Problem description:
Omit every picture, and retype the lines that run from the beginning of the data below through the line containing "const yTicks = [1,2,3,4,5,6,7];", inclusive.
** Begin Listing **
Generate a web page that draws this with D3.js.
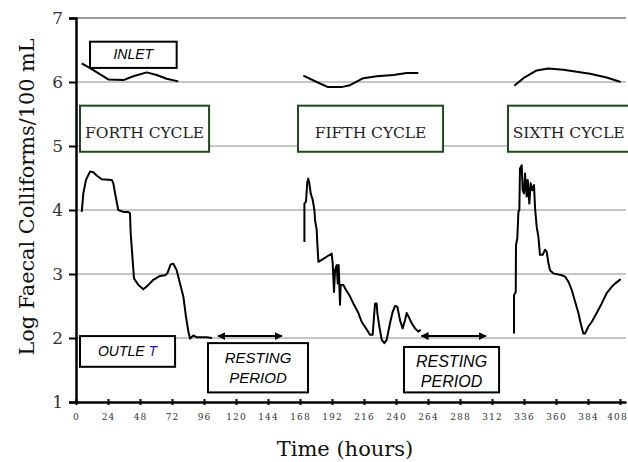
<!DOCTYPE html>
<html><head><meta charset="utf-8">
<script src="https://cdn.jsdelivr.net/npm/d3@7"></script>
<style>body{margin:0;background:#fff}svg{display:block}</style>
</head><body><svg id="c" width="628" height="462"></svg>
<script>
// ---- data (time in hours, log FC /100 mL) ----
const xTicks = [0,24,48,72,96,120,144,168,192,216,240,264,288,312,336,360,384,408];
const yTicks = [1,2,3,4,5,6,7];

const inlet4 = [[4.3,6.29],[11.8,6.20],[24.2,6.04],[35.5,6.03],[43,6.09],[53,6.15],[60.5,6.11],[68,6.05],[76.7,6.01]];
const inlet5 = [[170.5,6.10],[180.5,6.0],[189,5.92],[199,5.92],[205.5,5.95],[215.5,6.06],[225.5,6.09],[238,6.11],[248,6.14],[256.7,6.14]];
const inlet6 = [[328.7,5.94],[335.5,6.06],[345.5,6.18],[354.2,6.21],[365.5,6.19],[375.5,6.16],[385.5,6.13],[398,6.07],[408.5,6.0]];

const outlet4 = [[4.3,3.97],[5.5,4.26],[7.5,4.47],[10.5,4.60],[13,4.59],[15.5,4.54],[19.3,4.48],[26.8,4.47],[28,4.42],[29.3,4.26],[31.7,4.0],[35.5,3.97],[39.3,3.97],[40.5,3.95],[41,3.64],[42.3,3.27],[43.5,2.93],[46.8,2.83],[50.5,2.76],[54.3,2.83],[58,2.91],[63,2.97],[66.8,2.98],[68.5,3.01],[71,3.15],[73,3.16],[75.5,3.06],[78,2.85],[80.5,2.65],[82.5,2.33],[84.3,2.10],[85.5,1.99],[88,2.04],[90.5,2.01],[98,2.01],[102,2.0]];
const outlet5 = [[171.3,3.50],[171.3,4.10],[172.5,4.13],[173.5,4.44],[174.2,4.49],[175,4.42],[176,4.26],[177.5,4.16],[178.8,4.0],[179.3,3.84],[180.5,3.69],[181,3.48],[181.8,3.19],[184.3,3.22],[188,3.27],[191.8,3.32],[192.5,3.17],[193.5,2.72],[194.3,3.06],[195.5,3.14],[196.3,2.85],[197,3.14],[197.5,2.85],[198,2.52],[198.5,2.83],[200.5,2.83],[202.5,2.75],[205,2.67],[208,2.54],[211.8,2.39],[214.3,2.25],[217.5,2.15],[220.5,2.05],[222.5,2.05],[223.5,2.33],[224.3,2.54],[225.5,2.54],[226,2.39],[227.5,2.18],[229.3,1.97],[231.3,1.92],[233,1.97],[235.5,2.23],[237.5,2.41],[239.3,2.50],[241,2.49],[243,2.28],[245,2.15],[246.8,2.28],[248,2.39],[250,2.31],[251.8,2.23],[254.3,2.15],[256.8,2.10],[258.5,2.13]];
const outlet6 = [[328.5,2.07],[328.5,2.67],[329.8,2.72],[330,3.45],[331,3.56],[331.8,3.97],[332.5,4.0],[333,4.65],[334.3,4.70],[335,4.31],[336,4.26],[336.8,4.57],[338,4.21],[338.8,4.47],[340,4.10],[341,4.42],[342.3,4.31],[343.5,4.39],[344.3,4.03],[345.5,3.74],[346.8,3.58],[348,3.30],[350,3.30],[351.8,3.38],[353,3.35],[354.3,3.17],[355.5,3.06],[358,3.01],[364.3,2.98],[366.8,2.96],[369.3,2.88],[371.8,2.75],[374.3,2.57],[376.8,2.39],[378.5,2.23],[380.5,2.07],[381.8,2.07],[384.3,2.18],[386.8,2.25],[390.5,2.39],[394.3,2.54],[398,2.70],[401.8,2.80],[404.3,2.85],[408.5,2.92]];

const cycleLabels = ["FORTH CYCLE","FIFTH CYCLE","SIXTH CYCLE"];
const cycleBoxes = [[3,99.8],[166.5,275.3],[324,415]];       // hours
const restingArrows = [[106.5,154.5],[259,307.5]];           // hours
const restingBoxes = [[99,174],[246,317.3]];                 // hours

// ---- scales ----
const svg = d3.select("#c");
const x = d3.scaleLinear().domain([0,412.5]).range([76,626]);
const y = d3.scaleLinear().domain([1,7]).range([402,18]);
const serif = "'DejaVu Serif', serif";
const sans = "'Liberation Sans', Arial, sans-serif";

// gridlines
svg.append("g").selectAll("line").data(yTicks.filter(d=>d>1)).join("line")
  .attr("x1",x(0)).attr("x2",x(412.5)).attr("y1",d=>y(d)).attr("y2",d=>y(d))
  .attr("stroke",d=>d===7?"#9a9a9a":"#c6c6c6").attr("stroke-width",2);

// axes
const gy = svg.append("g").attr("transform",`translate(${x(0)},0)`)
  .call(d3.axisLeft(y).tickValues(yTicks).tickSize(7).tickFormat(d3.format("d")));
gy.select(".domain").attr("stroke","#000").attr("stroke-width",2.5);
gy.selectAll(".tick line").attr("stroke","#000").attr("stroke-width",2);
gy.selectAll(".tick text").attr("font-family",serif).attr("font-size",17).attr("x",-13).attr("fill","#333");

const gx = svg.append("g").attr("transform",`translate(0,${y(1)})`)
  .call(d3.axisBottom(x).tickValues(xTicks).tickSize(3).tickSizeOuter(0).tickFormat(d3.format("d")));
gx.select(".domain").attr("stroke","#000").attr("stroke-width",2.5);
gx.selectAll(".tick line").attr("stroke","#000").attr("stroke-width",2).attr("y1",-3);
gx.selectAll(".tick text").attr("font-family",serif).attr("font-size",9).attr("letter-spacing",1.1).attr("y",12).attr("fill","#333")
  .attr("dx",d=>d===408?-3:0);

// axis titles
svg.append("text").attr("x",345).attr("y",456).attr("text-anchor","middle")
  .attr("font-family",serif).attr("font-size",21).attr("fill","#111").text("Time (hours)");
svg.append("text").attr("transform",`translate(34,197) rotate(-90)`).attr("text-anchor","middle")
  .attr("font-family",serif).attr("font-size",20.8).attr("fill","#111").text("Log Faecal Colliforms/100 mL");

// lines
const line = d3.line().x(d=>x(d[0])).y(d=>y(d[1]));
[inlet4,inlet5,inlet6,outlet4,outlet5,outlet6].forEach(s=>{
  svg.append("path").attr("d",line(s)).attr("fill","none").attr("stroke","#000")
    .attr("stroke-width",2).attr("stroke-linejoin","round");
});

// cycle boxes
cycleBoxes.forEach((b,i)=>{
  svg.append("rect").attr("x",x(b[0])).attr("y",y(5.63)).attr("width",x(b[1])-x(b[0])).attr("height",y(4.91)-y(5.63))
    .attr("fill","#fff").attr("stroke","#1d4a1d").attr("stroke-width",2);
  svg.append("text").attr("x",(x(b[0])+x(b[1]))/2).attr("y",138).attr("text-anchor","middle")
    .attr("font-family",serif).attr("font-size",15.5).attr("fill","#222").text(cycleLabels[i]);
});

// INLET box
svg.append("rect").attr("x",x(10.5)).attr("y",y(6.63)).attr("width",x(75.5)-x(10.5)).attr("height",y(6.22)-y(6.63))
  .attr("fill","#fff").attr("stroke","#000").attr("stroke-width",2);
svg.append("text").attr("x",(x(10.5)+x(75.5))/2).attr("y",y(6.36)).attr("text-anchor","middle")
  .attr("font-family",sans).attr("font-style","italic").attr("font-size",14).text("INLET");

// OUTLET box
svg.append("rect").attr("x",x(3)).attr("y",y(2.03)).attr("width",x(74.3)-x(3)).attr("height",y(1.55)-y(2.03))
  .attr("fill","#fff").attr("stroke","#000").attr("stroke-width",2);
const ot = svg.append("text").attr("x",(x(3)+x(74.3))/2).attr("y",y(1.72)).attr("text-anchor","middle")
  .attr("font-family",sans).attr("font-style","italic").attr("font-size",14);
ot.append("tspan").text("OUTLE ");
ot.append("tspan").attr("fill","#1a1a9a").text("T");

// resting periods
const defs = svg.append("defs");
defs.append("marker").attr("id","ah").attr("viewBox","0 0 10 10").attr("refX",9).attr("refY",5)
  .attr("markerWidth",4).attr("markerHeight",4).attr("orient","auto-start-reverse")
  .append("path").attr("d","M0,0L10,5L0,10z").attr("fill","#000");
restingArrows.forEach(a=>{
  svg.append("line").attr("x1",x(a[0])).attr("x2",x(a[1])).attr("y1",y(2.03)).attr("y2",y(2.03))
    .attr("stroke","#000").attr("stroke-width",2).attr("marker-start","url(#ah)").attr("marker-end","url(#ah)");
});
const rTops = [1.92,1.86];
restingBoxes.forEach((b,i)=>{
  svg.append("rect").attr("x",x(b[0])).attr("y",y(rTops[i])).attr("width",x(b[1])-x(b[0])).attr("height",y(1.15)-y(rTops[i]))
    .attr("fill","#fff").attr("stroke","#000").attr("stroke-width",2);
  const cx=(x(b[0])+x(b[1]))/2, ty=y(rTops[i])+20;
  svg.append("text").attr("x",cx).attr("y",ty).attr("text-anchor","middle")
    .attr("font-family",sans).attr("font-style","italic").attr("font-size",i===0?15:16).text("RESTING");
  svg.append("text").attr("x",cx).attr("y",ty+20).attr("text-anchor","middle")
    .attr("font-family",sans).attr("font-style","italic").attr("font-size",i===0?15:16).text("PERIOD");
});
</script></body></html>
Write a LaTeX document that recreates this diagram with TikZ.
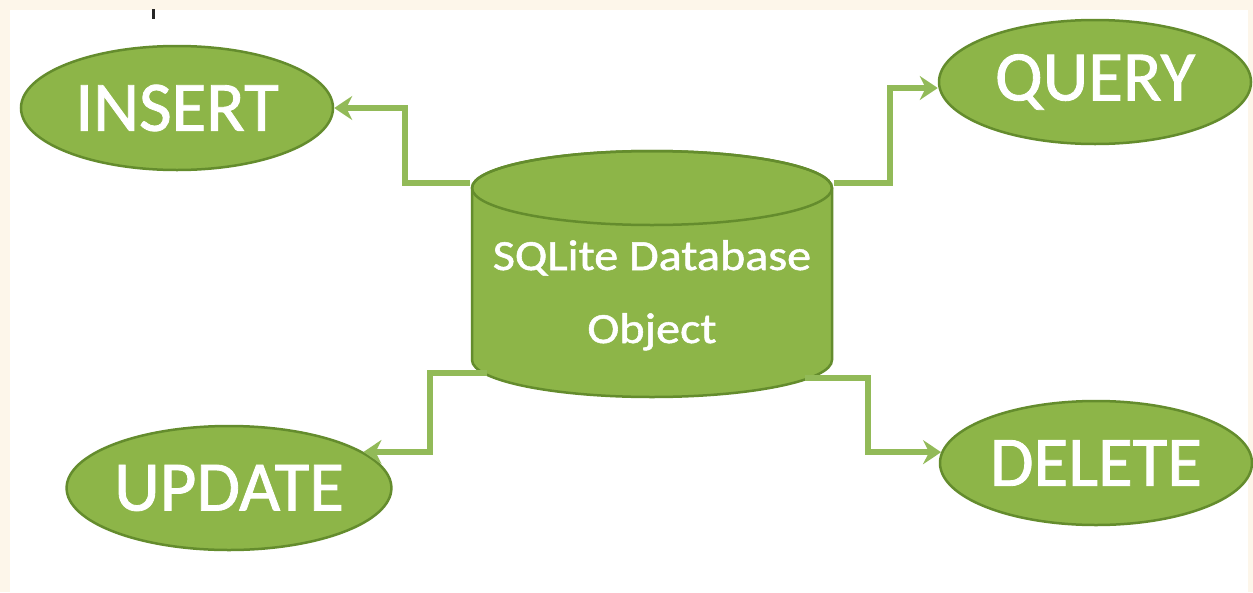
** End Listing **
Exercise output:
Generate a web page that draws this with D3.js.
<!DOCTYPE html>
<html><head><meta charset="utf-8">
<script src="https://cdn.jsdelivr.net/npm/d3@7"></script>
<style>body{margin:0;background:#fff}svg{display:block}</style>
</head><body><svg id="c" width="628" height="462"></svg>
<script>
// ---- data (time in hours, log FC /100 mL) ----
const xTicks = [0,24,48,72,96,120,144,168,192,216,240,264,288,312,336,360,384,408];
const yTicks = [1,2,3,4,5,6,7];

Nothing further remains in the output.